— START Records shown —

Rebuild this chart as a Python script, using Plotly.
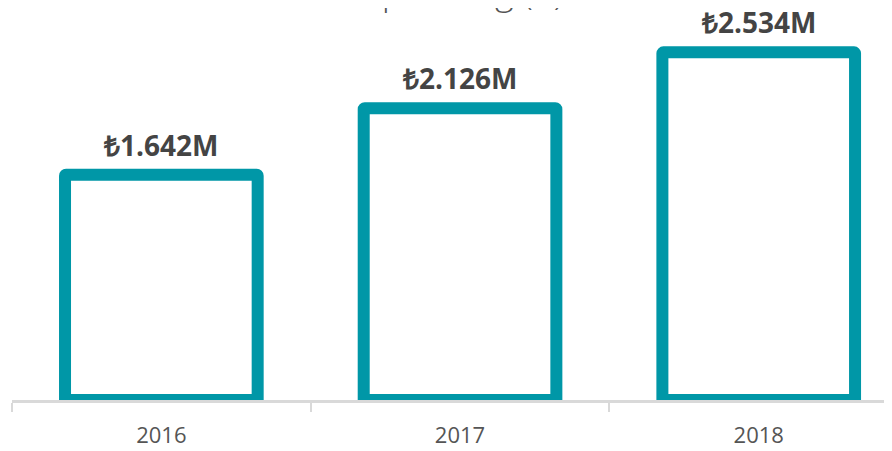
import plotly.graph_objects as go

years = ["2016", "2017", "2018"]
spending_m = [1.642, 2.126, 2.534]
value_labels = ["₺1.642M", "₺2.126M", "₺2.534M"]
title_text = "Spending (₺)"

TEAL = "#0097A7"

fig = go.Figure()
fig.add_trace(go.Bar(
    x=years,
    y=spending_m,
    width=0.645,
    marker=dict(color="white", line=dict(color=TEAL, width=12), cornerradius=1),
    hoverinfo="skip",
))

for i, (v, lab) in enumerate(zip(spending_m, value_labels)):
    fig.add_annotation(
        x=i, y=v, xref="x", yref="y", text=lab, showarrow=False,
        yanchor="middle", yshift=30,
        font=dict(family="Open Sans", size=28, color="#444444", weight="bold"),
    )

fig.add_annotation(
    x=(357 - 12) / 880, y=1, xref="paper", yref="paper", xanchor="left", yanchor="bottom",
    yshift=3, text=title_text, showarrow=False,
    font=dict(family="Open Sans", size=36, color="#555555", weight=300),
)

fig.update_layout(
    width=892, height=451,
    margin=dict(l=4, r=0, t=12, b=59),
    paper_bgcolor="white", plot_bgcolor="white",
    showlegend=False,
    xaxis=dict(
        type="category", range=[-0.5, 2.473],
        showline=True, linecolor="#d9d9d9", linewidth=3,
        ticks="outside", tickson="boundaries", ticklen=9, tickwidth=2, tickcolor="#d9d9d9",
        ticklabelstandoff=14,
        tickfont=dict(family="Open Sans", size=22, color="#555555"),
        showgrid=False, zeroline=False,
    ),
    yaxis=dict(
        range=[0, 380 / 137.2], visible=False, showgrid=False, zeroline=False,
    ),
)

fig.write_html("out.html")
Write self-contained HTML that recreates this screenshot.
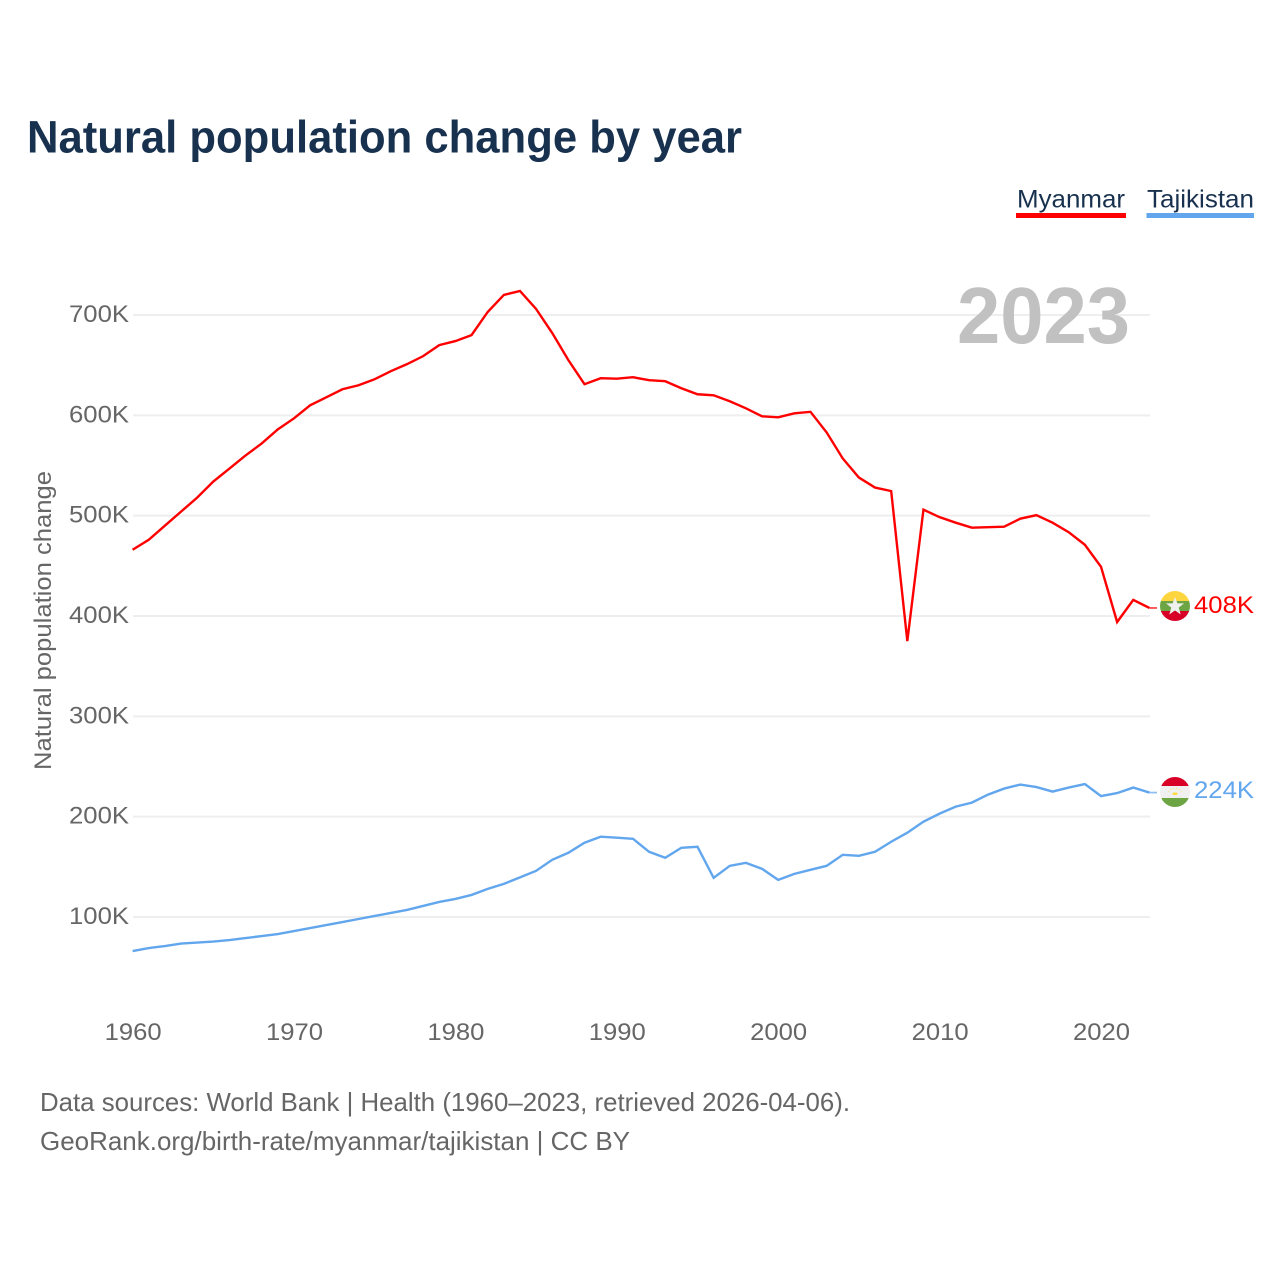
<!DOCTYPE html>
<html lang="en">
<head>
<meta charset="utf-8">
<title>Natural population change by year</title>
<style>
html,body{margin:0;padding:0;background:#fff;width:1280px;height:1280px;overflow:hidden}
svg{display:block}
text{font-family:"Liberation Sans",sans-serif}
</style>
</head>
<body>
<svg id="chart" xmlns="http://www.w3.org/2000/svg" width="1280" height="1280" viewBox="0 0 1280 1280">
  <defs>
    <clipPath id="flag-clip-mm"><circle cx="1175" cy="606" r="15"/></clipPath>
    <clipPath id="flag-clip-tj"><circle cx="1175" cy="792" r="15"/></clipPath>
  </defs>
  <rect width="1280" height="1280" fill="#fff"/>
  <text x="27" y="152.5" font-size="45" font-weight="700" fill="#17314f" textLength="715" lengthAdjust="spacingAndGlyphs">Natural population change by year</text>

  <g>
    <text x="1017" y="207.5" font-size="25" fill="#17314f" textLength="108" lengthAdjust="spacingAndGlyphs">Myanmar</text>
    <rect x="1016" y="213" width="110" height="5" fill="#ff0000"/>
  </g>
  <g>
    <text x="1147" y="207.5" font-size="25" fill="#17314f" textLength="107" lengthAdjust="spacingAndGlyphs">Tajikistan</text>
    <rect x="1146.5" y="213" width="107.5" height="5" fill="#62a6ee"/>
  </g>

  <g id="grid"></g>
  <g id="y-axis"></g>
  <g id="x-axis"></g>

  <text x="957" y="343" font-size="80" font-weight="700" fill="#c1c1c1" textLength="173" lengthAdjust="spacingAndGlyphs">2023</text>
  <text transform="translate(51 770) rotate(-90)" font-size="24" fill="#666" textLength="299" lengthAdjust="spacingAndGlyphs">Natural population change</text>

  <g id="series"></g>

  <g clip-path="url(#flag-clip-mm)">
    <rect x="1160" y="591" width="30" height="10" fill="#fcd53f"/>
    <rect x="1160" y="601" width="30" height="10" fill="#6da544"/>
    <rect x="1160" y="611" width="30" height="10" fill="#d80027"/>
    <polygon points="1175,597 1177.4,603.4 1184,603.4 1178.7,607.6 1180.7,614.5 1175,610.4 1169.3,614.5 1171.3,607.6 1166,603.4 1172.6,603.4" fill="#f0f0f0"/>
  </g>
  <g clip-path="url(#flag-clip-tj)">
    <rect x="1160" y="777" width="30" height="9" fill="#d80027"/>
    <rect x="1160" y="786" width="30" height="12" fill="#f0f0f0"/>
    <rect x="1160" y="798" width="30" height="11" fill="#6da544"/>
    <rect x="1172.5" y="792.5" width="5" height="2.5" rx="1" fill="#ffda44"/>
    <path d="M1168.5 792 A7 6 0 0 1 1181.5 792" fill="none" stroke="#ffda44" stroke-width="1" stroke-dasharray="1 2" opacity="0.8"/>
  </g>
  <text id="label-mm" x="1194" y="613" font-size="24" fill="#ff0000" textLength="60" lengthAdjust="spacingAndGlyphs">408K</text>
  <text id="label-tj" x="1194" y="798" font-size="24" fill="#62a6ee" textLength="60" lengthAdjust="spacingAndGlyphs">224K</text>

  <text x="40" y="1111" font-size="26" fill="#666" textLength="810" lengthAdjust="spacingAndGlyphs">Data sources: World Bank | Health (1960–2023, retrieved 2026-04-06).</text>
  <text x="40" y="1150" font-size="26" fill="#666" textLength="590" lengthAdjust="spacingAndGlyphs">GeoRank.org/birth-rate/myanmar/tajikistan | CC BY</text>
</svg>
<script>
const startYear = 1960;
const xTickYears = [1960, 1970, 1980, 1990, 2000, 2010, 2020];
const yTickValues = [100, 200, 300, 400, 500, 600, 700];
const yTickLabels = ["100K", "200K", "300K", "400K", "500K", "600K", "700K"];
const myanmarValues = [466, 476, 490, 504, 518, 534, 547, 560, 572, 586, 597, 610, 618, 626, 630, 636, 644, 651, 659, 670, 674, 680, 703, 720, 724, 706, 682, 655, 631, 637, 636.5, 638, 635, 634, 627, 621, 620, 614, 607, 599, 598, 602, 603.5, 583, 557, 538, 528, 524.5, 375, 506, 498.5, 493, 488, 488.5, 489, 497, 500.5, 493, 483.5, 471, 449, 394, 416, 408];
const tajikistanValues = [66, 69, 71, 73.5, 74.5, 75.5, 77, 79, 81, 83, 86, 89, 92, 95, 98, 101, 104, 107, 111, 115, 118, 122, 128, 133, 139.5, 146, 157, 164, 174, 180, 179, 178, 165, 159, 169, 170, 139, 151, 154, 148, 137, 143, 147, 151, 162, 161, 165, 175, 184, 195, 203, 210, 214, 222, 228, 232, 229.5, 225, 229, 232.5, 220.5, 223.5, 229, 224];

const NS = "http://www.w3.org/2000/svg";
function xScale(year) { return 132.6 + (year - 1960) * 16.14; }
function yScale(value) { return 1017.33 - value * 1.00333; }

const gridGroup = document.getElementById("grid");
const yAxisGroup = document.getElementById("y-axis");
const xAxisGroup = document.getElementById("x-axis");
const seriesGroup = document.getElementById("series");

yTickValues.forEach(function (value, i) {
  const line = document.createElementNS(NS, "line");
  
  
  line.setAttribute("x1", 133);
  line.setAttribute("x2", 1150);
  line.setAttribute("y1", yScale(value));
  line.setAttribute("y2", yScale(value));
  line.setAttribute("stroke", "#eeeeee");
  line.setAttribute("stroke-width", "2");
  gridGroup.appendChild(line);

  const label = document.createElementNS(NS, "text");
  
  
  label.setAttribute("x", 69);
  label.setAttribute("y", yScale(value) + 7);
  label.setAttribute("font-size", "24");
  label.setAttribute("fill", "#666");
  label.setAttribute("textLength", "60");
  label.setAttribute("lengthAdjust", "spacingAndGlyphs");
  label.textContent = yTickLabels[i];
  yAxisGroup.appendChild(label);
});

xTickYears.forEach(function (year) {
  const label = document.createElementNS(NS, "text");
  
  
  label.setAttribute("x", xScale(year) - 28);
  label.setAttribute("y", 1040);
  label.setAttribute("font-size", "24");
  label.setAttribute("fill", "#666");
  label.setAttribute("textLength", "57");
  label.setAttribute("lengthAdjust", "spacingAndGlyphs");
  label.textContent = String(year);
  xAxisGroup.appendChild(label);
});

function drawSeries(values, color, lineName, stubName) {
  const points = values.map(function (v, i) {
    return xScale(startYear + i).toFixed(2) + "," + yScale(v).toFixed(2);
  }).join(" ");
  const line = document.createElementNS(NS, "polyline");
  
  
  line.setAttribute("points", points);
  line.setAttribute("fill", "none");
  line.setAttribute("stroke", color);
  line.setAttribute("stroke-width", "2.4");
  line.setAttribute("stroke-linejoin", "miter");
  seriesGroup.appendChild(line);

  const lastY = yScale(values[values.length - 1]);
  const stub = document.createElementNS(NS, "line");
  
  
  stub.setAttribute("x1", xScale(startYear + values.length - 1));
  stub.setAttribute("x2", 1157);
  stub.setAttribute("y1", lastY);
  stub.setAttribute("y2", lastY);
  stub.setAttribute("stroke", color);
  stub.setAttribute("stroke-width", "1.8");
  stub.setAttribute("opacity", "0.7");
  seriesGroup.appendChild(stub);
}

drawSeries(myanmarValues, "#ff0000", "series-line-myanmar", "end-connector-myanmar");
drawSeries(tajikistanValues, "#62a6ee", "series-line-tajikistan", "end-connector-tajikistan");
</script>
</body>
</html>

— END Records shown —

Objective | Gather each line in the entries above where the string "chart" is found.

Full answer |
Rebuild this chart as a Python script, using Plotly.
<svg id="chart" xmlns="http://www.w3.org/2000/svg" width="1280" height="1280" viewBox="0 0 1280 1280">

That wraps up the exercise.